Horns were blowing up and down the street. Eric began to dress, waiting for Ingram to use the word asymmetrical. But he said nothing. His real doctor, Nevius, had used the word once, in palpation, without elaborating. He saw Nevius nearly every day but had never asked what the word implied.

He liked to track answers to hard questions. This was his method, to attain mastery over ideas and people. But there was something about the idea of asymmetry. It was intriguing in the world outside the body, a counterforce to balance and calm, the riddling little twist, subatomic, that made creation happen. There was the serpentine word itself, slightly off kilter, with the single additional letter that changes everything. But when he removed the word from its cosmological register and applied it to the body of a male mammal, his body, he began to feel pale and spooked. He felt a certain perverse reverence toward the word. A fear of, a distance from. When he heard the word spoken in a context of urine and semen and when he thought of the word in the shadow of pissed pants, one, and limp-dick desolation, two, he was haunted to the point of superstitious silence.
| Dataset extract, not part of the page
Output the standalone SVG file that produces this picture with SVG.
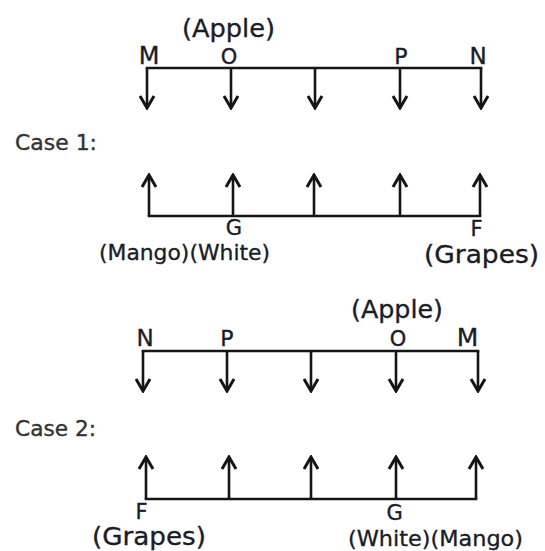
<svg xmlns="http://www.w3.org/2000/svg" width="545" height="551" viewBox="0 0 545 551">
<defs>
<marker id="ah" markerUnits="userSpaceOnUse" viewBox="-16 -10 18 20" refX="0" refY="0" markerWidth="18" markerHeight="20" orient="auto">
<path d="M-12,-7 L0,0 L-12,7" fill="none" stroke="#151515" stroke-width="3"/>
</marker>
</defs>
<style>
.ln{stroke:#151515;stroke-width:2.6;fill:none;stroke-linecap:square}
.ar{stroke:#151515;stroke-width:2.6;fill:none;marker-end:url(#ah)}
text{font-family:"DejaVu Sans","Liberation Sans",sans-serif;fill:#1c1c28;stroke:#1c1c28;stroke-width:0.35}
.lb{text-anchor:middle}
.cs{fill:#333;stroke:#333;font-size:21px}
</style>
<rect width="545" height="551" fill="#fff"/>
<g id="connectors">
<line class="ln" x1="147" y1="68" x2="481" y2="68"/>
<line class="ar" x1="147" y1="68" x2="147" y2="108"/>
<line class="ar" x1="231" y1="68" x2="231" y2="108"/>
<line class="ar" x1="315" y1="68" x2="315" y2="108"/>
<line class="ar" x1="400" y1="68" x2="400" y2="108"/>
<line class="ar" x1="481" y1="68" x2="481" y2="108"/>
<line class="ln" x1="149" y1="216" x2="480" y2="216"/>
<line class="ar" x1="149" y1="216" x2="149" y2="175"/>
<line class="ar" x1="233" y1="216" x2="233" y2="175"/>
<line class="ar" x1="314" y1="216" x2="314" y2="175"/>
<line class="ar" x1="400" y1="216" x2="400" y2="175"/>
<line class="ar" x1="480" y1="216" x2="480" y2="175"/>
<line class="ln" x1="143" y1="351" x2="478" y2="351"/>
<line class="ar" x1="143" y1="351" x2="143" y2="391"/>
<line class="ar" x1="227" y1="351" x2="227" y2="391"/>
<line class="ar" x1="311" y1="351" x2="311" y2="391"/>
<line class="ar" x1="396" y1="351" x2="396" y2="391"/>
<line class="ar" x1="478" y1="351" x2="478" y2="391"/>
<line class="ln" x1="146" y1="499" x2="476" y2="499"/>
<line class="ar" x1="146" y1="499" x2="146" y2="457"/>
<line class="ar" x1="229" y1="499" x2="229" y2="457"/>
<line class="ar" x1="311" y1="499" x2="311" y2="457"/>
<line class="ar" x1="396" y1="499" x2="396" y2="457"/>
<line class="ar" x1="476" y1="499" x2="476" y2="457"/>
</g>
<g id="case1-top">
<text x="182" y="37" font-size="24" textLength="93" lengthAdjust="spacingAndGlyphs">(Apple)</text>
<text class="lb" x="149" y="63.5" font-size="24">M</text>
<text class="lb" x="229" y="63.5" font-size="21">O</text>
<text class="lb" x="401" y="64" font-size="22">P</text>
<text class="lb" x="478" y="64" font-size="23">N</text>
</g>
<g id="case1-label"><text class="cs" x="15" y="150" textLength="82" lengthAdjust="spacingAndGlyphs">Case 1:</text></g>
<g id="case1-bottom">
<text class="lb" x="234" y="235" font-size="21">G</text>
<text x="99" y="260" font-size="22" textLength="171" lengthAdjust="spacingAndGlyphs">(Mango)(White)</text>
<text class="lb" x="476.5" y="236" font-size="21">F</text>
<text x="424" y="263" font-size="24" textLength="115" lengthAdjust="spacingAndGlyphs">(Grapes)</text>
</g>
<g id="case2-top">
<text x="351" y="318" font-size="24" textLength="92" lengthAdjust="spacingAndGlyphs">(Apple)</text>
<text class="lb" x="145" y="346" font-size="23">N</text>
<text class="lb" x="227" y="346" font-size="22">P</text>
<text class="lb" x="398" y="346" font-size="21">O</text>
<text class="lb" x="467.5" y="346" font-size="25">M</text>
</g>
<g id="case2-label"><text class="cs" x="15" y="436" textLength="81" lengthAdjust="spacingAndGlyphs">Case 2:</text></g>
<g id="case2-bottom">
<text class="lb" x="141.5" y="519" font-size="21">F</text>
<text x="92" y="545" font-size="24" textLength="114" lengthAdjust="spacingAndGlyphs">(Grapes)</text>
<text class="lb" x="394.7" y="519.5" font-size="21">G</text>
<text x="348" y="546" font-size="22" textLength="175" lengthAdjust="spacingAndGlyphs">(White)(Mango)</text>
</g>
</svg>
He took off his sunglasses and looked closely at Ingram. He tried to read his face. It was empty of affect. He thought of putting his sunglasses on the associate's face, to make him real, give him meaning in the sweep of other people's perceptions, but the glasses would have to be clear and thicklensed and life-defining. If you knew the man ten years, it might take you all that time to notice he did not wear glasses. It was a face that was lost without them.

It was not Ingram who spoke. It was Jane Melman, pausing at the open door before she resumed her interrupted run.

"I want to say something that is deeply uncomplicated. There is time to choose. You can ease off and take a loss and come back stronger. It is not too late. You can make this choice. You've done great work for our investors in strong and choppy markets both. Most asset managers underperform the market. You've outperformed it, consistently, and you've never been influenced by the sweep of the crowd. This is one of your gifts."

He was not listening. He was looking past her to a figure at the cash machine outside the Israeli bank on the northeast corner, a slight man mumbling in his teeth.

"We've profited, we've flourished even as other funds have stumbled," she said. "Yes, the yen will fall. I don't think the yen can go any higher. But in the meantime you have to draw back. Pull back. I am advising you in this matter not only as your chief of finance but as a woman who would still be married to her husbands if they had looked at her the way you have looked at me here today."

He was not looking at her now. She shut the door and began running north on Fifth Avenue, past the shabby man at the ATM. There was something familiar about him. It wasn't his khaki field jacket or paper-shredded hair. Maybe it was his slouch. But Eric didn't care whether this was someone he'd once known. There were many people he'd once known. Some were dead, others in forced retirement, spending quiet time alone in their toilets or walking in the woods with their three-legged dogs.

He was thinking about automated teller machines. The term was aged and burdened by its own historical memory. It worked at cross-purposes, unable to escape the inference of fuddled human personnel and jerky moving parts. The term was part of the process that the device was meant to replace. It was anti-futuristic, so cumbrous and mechanical that even the acronym seemed dated.

Ingram folded the examining table back into the cabinet. He packed his satchel and went out the door, turning briefly to look at Eric. He was stationary, only a couple of feet away, but already lost in the crowd, forgotten even as he spoke, wide-eyed, with studied detachment in his voice.

"Your prostate is asymmetrical," he said.